Historically, challenges experienced by small-holder farmers have been addressed with top-down policy efforts that neglect the complexity and localized nature of urban and regional food (URF) systems. To improve the health and wellbeing of small-holder farmers, governments must understand local conditions to make well-informed policy. However, visits by local government employees to rural communities are uncommon in many places. Our community-based approach – working directly with in-country farmer organizations and independent farmers – will result in co-produced knowledge intended to create a bridge between lawmakers and local citizens.

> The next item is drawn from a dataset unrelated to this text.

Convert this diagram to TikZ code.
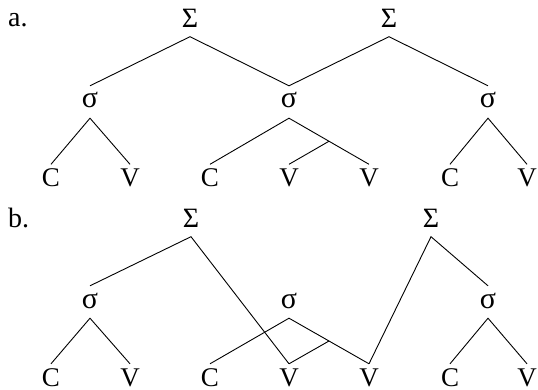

Such fine-grained knowledge can inform the development of “right place, right time” models of intervention, and identify levers that push URF systems toward sustainable futures.

At the Food Lab, we believe this bridge can affect the development or adaptation of relevant and informed policy and systems interventions and, in turn, improve farmer health and wellbeing. Working with a team of people – in India and at UB – who are devoted to social justice and equity has left me more than inspired. As researcher in an advanced interdisciplinary team that includes faculty, post docs, and graduate students I am constantly thinking about food systems work and community development from a variety of angles. The opportunity to conduct field research was certainly overwhelming however, the support and preparation by CGHE and the Food Lab has left me with great passion and the skills necessary to remain conscious about the purpose of my research. My work in India allowed me to step into the world I had only read and written about; giving my research a new meaning. I can now grasp clearly how my actions can influence another’s life.